Like any other free agent, Martinez knows that his leverage grows from having other offers. And when one of those offers is from the New York Yankees, that's the best leverage of all.

But things have changed. The Red Sox' World Series championship, achieved after their stunning comeback over the Yankees in the American League Championship Series, has changed the landscape, perhaps permanently.

The Red Sox aren't doing the chasing any more; that's the Yankees' role now. By all accounts, much of the Yankees' off-season plans are designed to counter the Red Sox. The Yankees want plenty of lefthanded pitching, both in the bullpen (Steve Kline, Eddie Guardado, Rheal Cormier) and in the rotation (Randy Johnson, Eric Milton, Barry Zito) to face David Ortiz, Trot Nixon and others in the Red Sox lineup.

To the victor goes the spoils. Instead of reacting, as they often have done, the Red Sox this time get to set the agenda.

But it's more than that. A new philosophy has been instilled in the Red Sox front office. No longer do the Red Sox quake in fear of the Yankees, desperately trying to match every move.

To their credit, the Sox now operate as their own entity. They make smart, prudent baseball decisions independent of the Yankees' machinations. No longer operating in the shadow of the Yanks, weighed down by a sense of inferiority, the Sox do what they think is right, not what they think is right in relation to what the Yankees are doing.

Martinez is the perfect example. Internally, the Red Sox have decided on Martinez' value, which they deem to be just under $26 million for two years, with incentives available and an option for a third year.

That the Yankees are rumored to ready to present Martinez with a three-year deal, or perhaps even a four-year pact, matters little to the Red Sox. They're not about to be coerced into a bidding war they can't win.
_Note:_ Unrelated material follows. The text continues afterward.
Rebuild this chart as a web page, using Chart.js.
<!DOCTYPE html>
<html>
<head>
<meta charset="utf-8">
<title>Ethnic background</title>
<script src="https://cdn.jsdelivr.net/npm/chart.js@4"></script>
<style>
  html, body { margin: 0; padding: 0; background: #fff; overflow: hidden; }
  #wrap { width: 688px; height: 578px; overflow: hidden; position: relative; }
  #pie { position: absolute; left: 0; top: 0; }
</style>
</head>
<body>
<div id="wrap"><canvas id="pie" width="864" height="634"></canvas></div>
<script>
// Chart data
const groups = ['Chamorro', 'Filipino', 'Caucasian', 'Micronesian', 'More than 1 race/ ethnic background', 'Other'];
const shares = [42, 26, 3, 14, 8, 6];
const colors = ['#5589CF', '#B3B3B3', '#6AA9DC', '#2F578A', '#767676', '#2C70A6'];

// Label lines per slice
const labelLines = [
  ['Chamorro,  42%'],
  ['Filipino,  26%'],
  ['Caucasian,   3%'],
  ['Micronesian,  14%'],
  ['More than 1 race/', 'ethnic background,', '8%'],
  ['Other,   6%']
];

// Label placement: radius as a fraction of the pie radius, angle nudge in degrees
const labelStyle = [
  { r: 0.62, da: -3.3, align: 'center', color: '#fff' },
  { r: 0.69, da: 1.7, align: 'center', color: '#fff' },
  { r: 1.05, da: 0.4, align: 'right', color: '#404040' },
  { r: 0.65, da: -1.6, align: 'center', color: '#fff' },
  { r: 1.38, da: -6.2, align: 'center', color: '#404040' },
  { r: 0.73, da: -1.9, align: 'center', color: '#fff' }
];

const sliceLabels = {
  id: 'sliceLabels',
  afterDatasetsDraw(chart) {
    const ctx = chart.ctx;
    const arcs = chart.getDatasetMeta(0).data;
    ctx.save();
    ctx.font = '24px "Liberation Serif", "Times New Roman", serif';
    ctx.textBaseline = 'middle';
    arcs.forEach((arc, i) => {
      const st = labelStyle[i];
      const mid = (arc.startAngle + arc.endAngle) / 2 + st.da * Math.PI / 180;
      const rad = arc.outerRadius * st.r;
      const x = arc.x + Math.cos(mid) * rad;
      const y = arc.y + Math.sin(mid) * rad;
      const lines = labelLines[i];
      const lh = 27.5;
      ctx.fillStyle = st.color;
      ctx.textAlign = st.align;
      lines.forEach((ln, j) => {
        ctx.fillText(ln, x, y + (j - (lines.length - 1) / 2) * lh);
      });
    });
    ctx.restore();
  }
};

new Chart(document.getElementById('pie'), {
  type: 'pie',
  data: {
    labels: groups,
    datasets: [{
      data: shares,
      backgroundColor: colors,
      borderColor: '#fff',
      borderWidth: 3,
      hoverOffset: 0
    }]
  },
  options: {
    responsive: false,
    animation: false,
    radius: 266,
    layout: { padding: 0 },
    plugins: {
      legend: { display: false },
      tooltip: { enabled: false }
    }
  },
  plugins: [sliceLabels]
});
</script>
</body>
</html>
If the battle for Martinez is going to be determined by checkbook diplomacy, the Yankees can't be topped. When they wanted Jose Contreras, cost be damned, they got him. In a roundabout way, that's how they wound up with Alex Rodriguez, too. They were willing to absorb more of A-Rod's remaining money than were the Sox.

It's a fact of life for the Red Sox that they can reasonably expect to outspend every single major league team except one -- the one which serves as their biggest rival. The Yankees have more revenues and resources than do the Sox, a fact that neither team would reasonably argue.

But if Martinez is convinced that by getting the Yanks to agree to a three-year guarantee is going to lead to getting the same offer from the Red Sox, he's mistaken.

When the bidding got too rich for Contreras, the Red Sox bowed out. When the stakes were too high to land Rodriguez, they did it again, much to the consternation of their fan base. And, should it come to that, they'll do it again with Martinez.

For Theo Epstein and the rest of the Red Sox' Baseball Operations department, players have specific value. That value makes no room for sentiment, popularity or any other intangibles.

Martinez is worth X. If the Yankees choose to give him more than that, the thinking goes, that's their problem. The Red Sox aren't about to lured into a bad deal merely to keep him out of pinstripes.

If the Sox were about to get all gushy about their recent championship, they could offer Derek Lowe -- only their best starter in the postseason -- a deal sure to keep him in Boston. But they haven't, and they won't.

In the past, the mere suggestion that a former Red Sox star -- be it Luis Tiant, Wade Boggs, or Roger Clemens -- might end up in the Bronx would make the Boston front office apoplectic.

But those were the old rules. This edition of the Red Sox operates on its own rules, and doesn't see the need to bend them when the Yankees get involved.

That's a point that Martinez -- intuitive and insightful as he may otherwise be -- hasn't yet grasped.